In the scientific community, we have found that an effective way to transfer knowledge and technology is to form partnerships among scientists, universities, industries, and governments. NSF-supported centers and facilities often form the nexus of broadly accessible research and education networks.
Forums such as this create opportunities to learn from each other and seek partners. They generate dialogue among scientists, and between scientists and policymakers.
Through the sharing of information, nations still developing their resources can benefit from the experience of others in shaping and adapting their strategies, and identifying technologies appropriate to their national environments.
Through partnerships with their international peers, U.S. researchers and educators can also assist in building research and workforce capacity in developing nations. For example, NSF's mechanisms for international partnerships can help students and young professionals travel to research and education centers for hands-on training.
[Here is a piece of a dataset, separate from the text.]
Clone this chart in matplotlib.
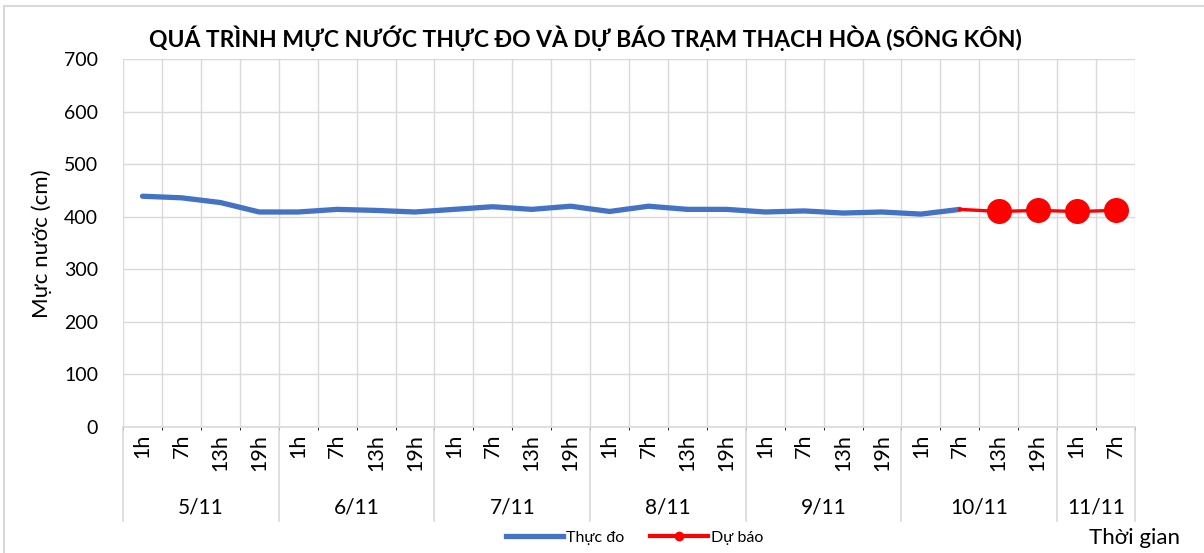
import numpy as np
import matplotlib
matplotlib.use("Agg")
import matplotlib.pyplot as plt
from matplotlib.patches import Rectangle
from matplotlib.lines import Line2D
import matplotlib.transforms as mtransforms

plt.rcParams['font.family'] = ['Lato', 'DejaVu Sans']

# data
days = ["5/11", "6/11", "7/11", "8/11", "9/11", "10/11", "11/11"]
hours_per_day = [4, 4, 4, 4, 4, 4, 2]
hours = ["1h", "7h", "13h", "19h"]
observed = [439, 436, 427, 409, 409, 414, 412, 409,
            414, 419, 414, 420, 410, 420, 414, 414,
            409, 411, 407, 409, 405, 414]
forecast = [414, 410, 412, 410, 412]

hour_labels = []
for n in hours_per_day:
    hour_labels += hours[:n]
N = len(hour_labels)
x = np.arange(N)

fig = plt.figure(figsize=(12.04, 5.53), dpi=100)
fig.patches.append(Rectangle((0.003, -0.01), 1.1, 1.0, transform=fig.transFigure,
                             fill=False, edgecolor='#d9d9d9', linewidth=1.5))
ax = fig.add_axes([0.1022, 0.2278, 0.8405, 0.6655])

ax.plot(x[:len(observed)], observed, color='#4472C4', linewidth=3.8,
        solid_capstyle='round', label='Thực đo', zorder=3)
fx = x[len(observed) - 1:len(observed) - 1 + len(forecast)]
ax.plot(fx, forecast, color='#FF0000', linewidth=2.4, zorder=4)
ax.plot(fx[1:], forecast[1:], 'o', color='#FF0000', markersize=17, zorder=5)

ax.set_xlim(-0.5, N - 0.5)
ax.set_ylim(0, 700)
ax.set_yticks(range(0, 701, 100))
ax.tick_params(axis='y', length=0, labelsize=14, pad=18)
ax.set_xticks(x)
ax.set_xticklabels(hour_labels, rotation=90, fontsize=15.5)
ax.tick_params(axis='x', length=0, pad=5)
ax.set_xticks(np.arange(-0.5, N, 1), minor=True)
ax.grid(True, axis='y', color='#d9d9d9', linewidth=1)
ax.grid(True, axis='x', which='minor', color='#d9d9d9', linewidth=1)
ax.grid(False, axis='x', which='major')
for s in ['top', 'right', 'left']:
    ax.spines[s].set_visible(False)
ax.spines['bottom'].set_color('#d9d9d9')
ax.spines['bottom'].set_linewidth(1.2)
ax.set_axisbelow(True)

# second level of category axis
trans = mtransforms.blended_transform_factory(ax.transData, fig.transFigure)
start = -0.5
bounds = [start]
for d, n in zip(days, hours_per_day):
    fig.text(start + n / 2, 0.0814, d, transform=trans, ha='center',
             va='center', fontsize=15)
    start += n
    bounds.append(start)
for b in bounds:
    fig.add_artist(Line2D([b, b], [0.2278, 0.058], transform=trans,
                          color='#d9d9d9', linewidth=1.2))

fig.text(0.486, 0.931, "QUÁ TRÌNH MỰC NƯỚC THỰC ĐO VÀ DỰ BÁO TRẠM THẠCH HÒA (SÔNG KÔN)",
         ha='center', va='center', fontsize=16.5, fontweight='bold')
fig.text(0.035, 0.56, "Mực nước (cm)", rotation=90, ha='center', va='center', fontsize=16)
fig.text(0.942, 0.027, "Thời gian", ha='center', va='center', fontsize=16)

handles = [Line2D([], [], color='#4472C4', linewidth=3.8),
           Line2D([], [], color='#FF0000', linewidth=3, marker='o', markersize=6)]
fig.legend(handles, ['Thực đo', 'Dự báo'], loc='center', bbox_to_anchor=(0.527, 0.028),
           ncol=2, frameon=False, fontsize=11.5, handlelength=3.6, handletextpad=0.2,
           columnspacing=1.6)

fig.savefig("out.png", dpi=100)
As representatives of our respective nations, we are charged with a weighty responsibility -- assuring that water resources sufficient to promote health, security, and a high standard of living are sustainable. We are also blessed with the opportunity to seek information and partners from among other nations.
Let us begin our dialogue today with the goal of building an international community focused on using science and technology to address this global challenge. The results of today's discussions will inform our path forward, and help shape the agenda of the conference in December.
I hope you will come away from today's discussions with hope, ideas, and partners that can help ensure that the tools of science and technology will be available in abundance, along with our good will.